Resistance takes various forms:
We resist ourselves by rejecting our true selves, making comparisons to others, and holding ourselves to a standard of perfection.
We resist our emotions, convinced that feeling pain or struggle is unacceptable – or perhaps, that feelings in general means weakness.
We resist others, expecting them to change to fit our schedules or preferences, believing if only they change that things would be better.
We resist reality itself: we want things to be different than they are. We want that promotion or job offer, to be in a loving relationship, to be able to afford that house, to live closer to work, to not be sick or to not have a loved one that’s sick. While all of these desires are normal and acceptable, resisting reality does not change it.
The antidote to resistance is acceptance. Embracing reality – especially when it's one you don’t want to be true – can give us peace and liberation. From this place, we can address what we can change and glean lessons for personal growth.
Research supports acceptance as a path to decreased psychological distress and greater happiness. A 2021 study aimed to test the benefits of acceptance. The study included 154 participants who completed the Five Facets Mindfulness Questionnaire and assessments to determine psychological distress (including depression, anxiety, stress, and sleep disturbances) and psychological well-being (life satisfaction and happiness). It indicated – with both statistical significance and clinical relevance – that acceptance strongly predicted reductions in psychological distress and increases in wellbeing.
Acceptance doesn't mean approval; it means ceasing to fight against reality. By allowing pain to unfold naturally, we gain clarity and can move forward with newfound peace.
To transition from resistance to acceptance:
Acknowledge what you're resisting: What truth are you fighting right now? Identify it, bring it to your awareness, and reflect on how your resistance is affecting your life – is it creating more pain and suffering?

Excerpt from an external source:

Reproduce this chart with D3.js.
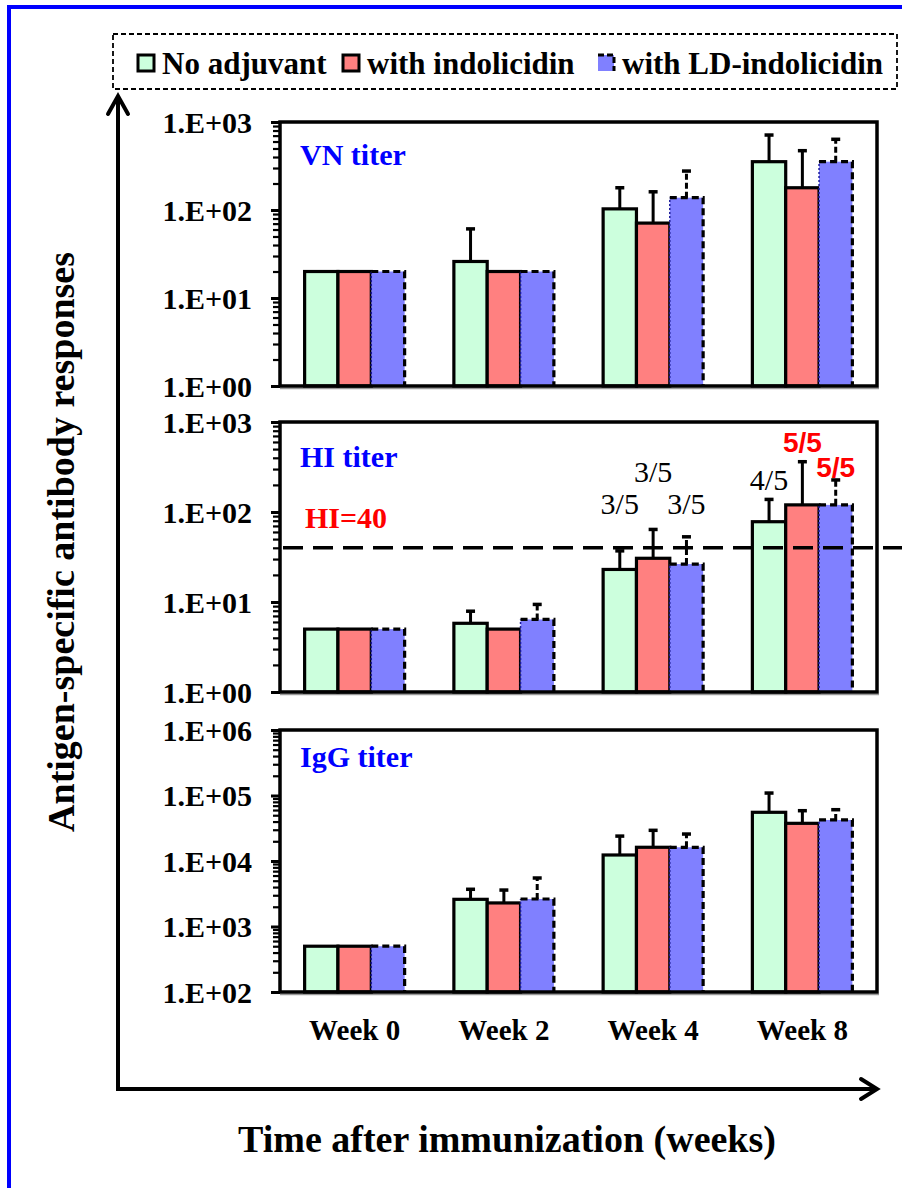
<!DOCTYPE html>
<html><head><meta charset="utf-8">
<script src="https://cdn.jsdelivr.net/npm/d3@7"></script>
<style>html,body{margin:0;padding:0;background:#fff;}svg{display:block;}</style>
</head><body>
<svg id="chart" width="902" height="1188"></svg>
<script>
// ---------- DATA ----------
const weeks = ["Week 0", "Week 2", "Week 4", "Week 8"];
const seriesNames = ["No adjuvant", "with indolicidin", "with LD-indolicidin"];

// VN titer (mean, upper error = mean + SD)
const vnNoAdj   = [20, 26, 103, 354];
const vnIndol   = [20, 20, 71, 179];
const vnLD      = [20, 20, 138, 354];
const vnNoAdjErr = [null, 61, 179, 711];
const vnIndolErr = [null, null, 161, 472];
const vnLDErr    = [null, null, 277, 636];

// HI titer
const hiNoAdj   = [5, 5.8, 23, 78];
const hiIndol   = [5, 5, 30.6, 120];
const hiLD      = [5, 6.4, 26.4, 120];
const hiNoAdjErr = [null, 7.9, 37, 138];
const hiIndolErr = [null, null, 64, 362];
const hiLDErr    = [null, 9.4, 53, 227];

// IgG titer
const igNoAdj   = [500, 2600, 12350, 55400];
const igIndol   = [500, 2290, 16200, 37600];
const igLD      = [500, 2630, 16200, 42300];
const igNoAdjErr = [null, 3700, 24000, 109000];
const igIndolErr = [null, 3600, 29400, 58600];
const igLDErr    = [null, 5500, 25800, 60700];

const vnTicks = ["1.E+00", "1.E+01", "1.E+02", "1.E+03"];
const hiTicks = ["1.E+00", "1.E+01", "1.E+02", "1.E+03"];
const igTicks = ["1.E+02", "1.E+03", "1.E+04", "1.E+05", "1.E+06"];

const hiThreshold = 40;
// responder ratios on HI panel: [week index, series index, label]
const ratioWeek = [2, 2, 2, 3, 3, 3];
const ratioSeries = [0, 1, 2, 0, 1, 2];
const ratioLabels = ["3/5", "3/5", "3/5", "4/5", "5/5", "5/5"];

// ---------- STYLE / LAYOUT ----------
const fills = ["#ccffdd", "#ff8080", "#8080ff"];
const serif = "'Liberation Serif','Times New Roman',Times,serif";
const sans = "'Liberation Sans',Arial,Helvetica,sans-serif";
const ratioColors = ["#000", "#000", "#000", "#000", "#ff0000", "#ff0000"];
const ratioFonts = [serif, serif, serif, serif, sans, sans];
const ratioWeights = ["normal", "normal", "normal", "normal", "bold", "bold"];
const ratioSizes = [30, 30, 30, 30, 28, 28];
const ratioLift = [37, 47, 23, 9, 10, 3];

const svg = d3.select("#chart");
const X0 = 280, X1 = 877;

const x = d3.scaleBand().domain(weeks).range([X0, X1]).paddingInner(0).paddingOuter(0);
const groupW = 100;
const xs = d3.scaleBand().domain(d3.range(3)).range([0, groupW]);

// blue frame (top & left only visible)
svg.append("rect").attr("x", 7).attr("y", 5).attr("width", 895).attr("height", 4).attr("fill", "#0000ff");
svg.append("rect").attr("x", 7).attr("y", 5).attr("width", 4).attr("height", 1183).attr("fill", "#0000ff");

const panels = [
  {name: "VN titer", top: 122, bottom: 386, domain: [1, 1000], ticks: vnTicks,
   means: [vnNoAdj, vnIndol, vnLD], errs: [vnNoAdjErr, vnIndolErr, vnLDErr], labelY: 165},
  {name: "HI titer", top: 422, bottom: 692, domain: [1, 1000], ticks: hiTicks,
   means: [hiNoAdj, hiIndol, hiLD], errs: [hiNoAdjErr, hiIndolErr, hiLDErr], labelY: 467},
  {name: "IgG titer", top: 730, bottom: 992, domain: [100, 1e6], ticks: igTicks,
   means: [igNoAdj, igIndol, igLD], errs: [igNoAdjErr, igIndolErr, igLDErr], labelY: 767}
];

panels.forEach((p, pi) => {
  const y = d3.scaleLog().domain(p.domain).range([p.bottom, p.top]);
  p.y = y;
  const g = svg.append("g");

  // shadow line below panel
  g.append("line").attr("x1", X0).attr("x2", X1 + 2).attr("y1", p.bottom + 2.5).attr("y2", p.bottom + 2.5)
    .attr("stroke", "#9a9a9a").attr("stroke-width", 1.5);

  // bars
  for (let s = 0; s < 3; s++) {
    weeks.forEach((w, wi) => {
      const v = p.means[s][wi];
      const bx = x(w) + (x.bandwidth() - groupW) / 2 + xs(s);
      const bw = xs.bandwidth();
      const by = y(v);
      const bh = p.bottom - by;
      g.append("rect").attr("x", bx).attr("y", by).attr("width", bw).attr("height", bh)
        .attr("fill", fills[s]).attr("stroke", "none");
      if (s < 2) {
        g.append("rect").attr("x", bx).attr("y", by).attr("width", bw).attr("height", bh)
          .attr("fill", "none").attr("stroke", "#000").attr("stroke-width", 3.2);
      } else {
        // dotted navy left & bottom, dashed black top & right
        g.append("path").attr("d", `M${bx},${p.bottom}V${by}`)
          .attr("stroke", "#1a1a9a").attr("stroke-width", 1.5).attr("stroke-dasharray", "2,2").attr("fill", "none");
        g.append("path").attr("d", `M${bx},${by}H${bx + bw}V${p.bottom}`)
          .attr("stroke", "#000").attr("stroke-width", 3.2).attr("stroke-dasharray", "7,4").attr("fill", "none");
      }
      const e = p.errs[s][wi];
      if (e != null) {
        const cx = bx + bw / 2;
        const ey = y(e);
        g.append("line").attr("x1", cx).attr("x2", cx).attr("y1", by).attr("y2", ey)
          .attr("stroke", "#000").attr("stroke-width", 3)
          .attr("stroke-dasharray", s === 2 ? "6,3" : null);
        g.append("line").attr("x1", cx - 4.5).attr("x2", cx + 4.5).attr("y1", ey).attr("y2", ey)
          .attr("stroke", "#000").attr("stroke-width", 3.5);
      }
    });
  }

  // frame
  g.append("rect").attr("x", X0).attr("y", p.top).attr("width", X1 - X0).attr("height", p.bottom - p.top)
    .attr("fill", "none").attr("stroke", "#000").attr("stroke-width", 3.5);

  // major ticks via axis
  const majors = p.ticks.map((t, i) => p.domain[0] * Math.pow(10, i));
  const axis = d3.axisLeft(y).tickValues(majors).tickSize(9).tickFormat((d, i) => p.ticks[i]);
  const ag = g.append("g").attr("transform", `translate(${X0},0)`).call(axis);
  ag.select(".domain").remove();
  ag.selectAll(".tick line").attr("stroke", "#000").attr("stroke-width", 3);
  ag.selectAll(".tick text").attr("x", -28).attr("dy", "0.34em")
    .attr("font-family", serif).attr("font-weight", "bold").attr("font-size", 30).attr("fill", "#000");

  // minor ticks
  const minors = [];
  for (let i = 0; i < majors.length - 1; i++) for (let k = 2; k <= 9; k++) minors.push(majors[i] * k);
  const mAxis = d3.axisLeft(y).tickValues(minors).tickSize(7).tickFormat("");
  const mg = g.append("g").attr("transform", `translate(${X0},0)`).call(mAxis);
  mg.select(".domain").remove();
  mg.selectAll(".tick line").attr("stroke", "#000").attr("stroke-width", 2.2);

  // panel label
  g.append("text").attr("x", 300).attr("y", p.labelY).text(p.name)
    .attr("font-family", serif).attr("font-weight", "bold").attr("font-size", 30).attr("fill", "#0000ff");
});

// HI threshold dashed line and label
const hp = panels[1];
svg.append("line").attr("x1", 283).attr("x2", 902).attr("y1", hp.y(hiThreshold)).attr("y2", hp.y(hiThreshold))
  .attr("stroke", "#000").attr("stroke-width", 3.5).attr("stroke-dasharray", "20,10");
svg.append("text").attr("x", 305).attr("y", 528).text("HI=" + hiThreshold)
  .attr("font-family", serif).attr("font-weight", "bold").attr("font-size", 30).attr("fill", "#ff0000");

// responder ratios
ratioLabels.forEach((lab, i) => {
  const wi = ratioWeek[i], s = ratioSeries[i];
  const bx = x(weeks[wi]) + (x.bandwidth() - groupW) / 2 + xs(s) + xs.bandwidth() / 2;
  const top = hp.y(panels[1].errs[s][wi]);
  svg.append("text").attr("x", bx).attr("y", top - ratioLift[i]).text(lab)
    .attr("text-anchor", "middle").attr("font-family", ratioFonts[i]).attr("font-weight", ratioWeights[i])
    .attr("font-size", ratioSizes[i]).attr("fill", ratioColors[i]);
});

// week labels
svg.selectAll(".wk").data(weeks).enter().append("text")
  .attr("x", d => x(d) + x.bandwidth() / 2).attr("y", 1040).text(d => d)
  .attr("text-anchor", "middle").attr("font-family", serif).attr("font-weight", "bold").attr("font-size", 29);

// big axes arrows
svg.append("path").attr("d", "M118,1089V96").attr("stroke", "#000").attr("stroke-width", 4).attr("fill", "none");
svg.append("path").attr("d", "M108,114L118,96L128,114").attr("stroke", "#000").attr("stroke-width", 4)
  .attr("fill", "none").attr("stroke-linejoin", "miter").attr("stroke-linecap", "round");
svg.append("path").attr("d", "M116,1089H875").attr("stroke", "#000").attr("stroke-width", 4).attr("fill", "none");
svg.append("path").attr("d", "M861,1079L877,1089L861,1099").attr("stroke", "#000").attr("stroke-width", 4)
  .attr("fill", "none").attr("stroke-linejoin", "miter").attr("stroke-linecap", "round");

// axis titles
svg.append("text").attr("transform", "translate(74,542) rotate(-90)").attr("text-anchor", "middle")
  .text("Antigen-specific antibody responses")
  .attr("font-family", serif).attr("font-weight", "bold").attr("font-size", 38);
svg.append("text").attr("x", 507).attr("y", 1152).attr("text-anchor", "middle")
  .text("Time after immunization (weeks)")
  .attr("font-family", serif).attr("font-weight", "bold").attr("font-size", 38);

// legend
svg.append("rect").attr("x", 113).attr("y", 34).attr("width", 784).attr("height", 55)
  .attr("fill", "none").attr("stroke", "#000").attr("stroke-width", 1.8).attr("stroke-dasharray", "5,3");
const legX = [138, 343, 598];
seriesNames.forEach((n, i) => {
  const lx = legX[i];
  svg.append("rect").attr("x", lx).attr("y", 55).attr("width", 16).attr("height", 16).attr("fill", fills[i]);
  if (i < 2) {
    svg.append("rect").attr("x", lx).attr("y", 55).attr("width", 16).attr("height", 16)
      .attr("fill", "none").attr("stroke", "#000").attr("stroke-width", 3);
  } else {
    svg.append("path").attr("d", `M${lx},55H${lx + 16}V71`).attr("fill", "none")
      .attr("stroke", "#000").attr("stroke-width", 3).attr("stroke-dasharray", "6,3");
  }
  svg.append("text").attr("x", lx + 24).attr("y", 74).text(n)
    .attr("font-family", serif).attr("font-weight", "bold").attr("font-size", 31);
});
</script>
</body></html>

Allow yourself to feel your emotions without suppression or judgment: Welcome the feeling – however uncomfortable – and let it pass. Letting yourself experience the feeling not only tells you you can get through it, but also helps you understand the feeling and deal with it better the next time it arises.
Envision how a fully accepting version of yourself would respond: Imagine a version of yourself that has completely accepted reality and ask yourself how this person would behave in this moment. Notice the empowerment and energy that may emerge in the process.
Recognize that pain is an inevitable part of life: Accept the deep truth that life is sometimes going to be painful, and that there is nothing wrong with us in feeling painful emotions. Acceptance leads to inner peace and self-compassion as we acknowledge we’re doing our best and we can continue to do our best.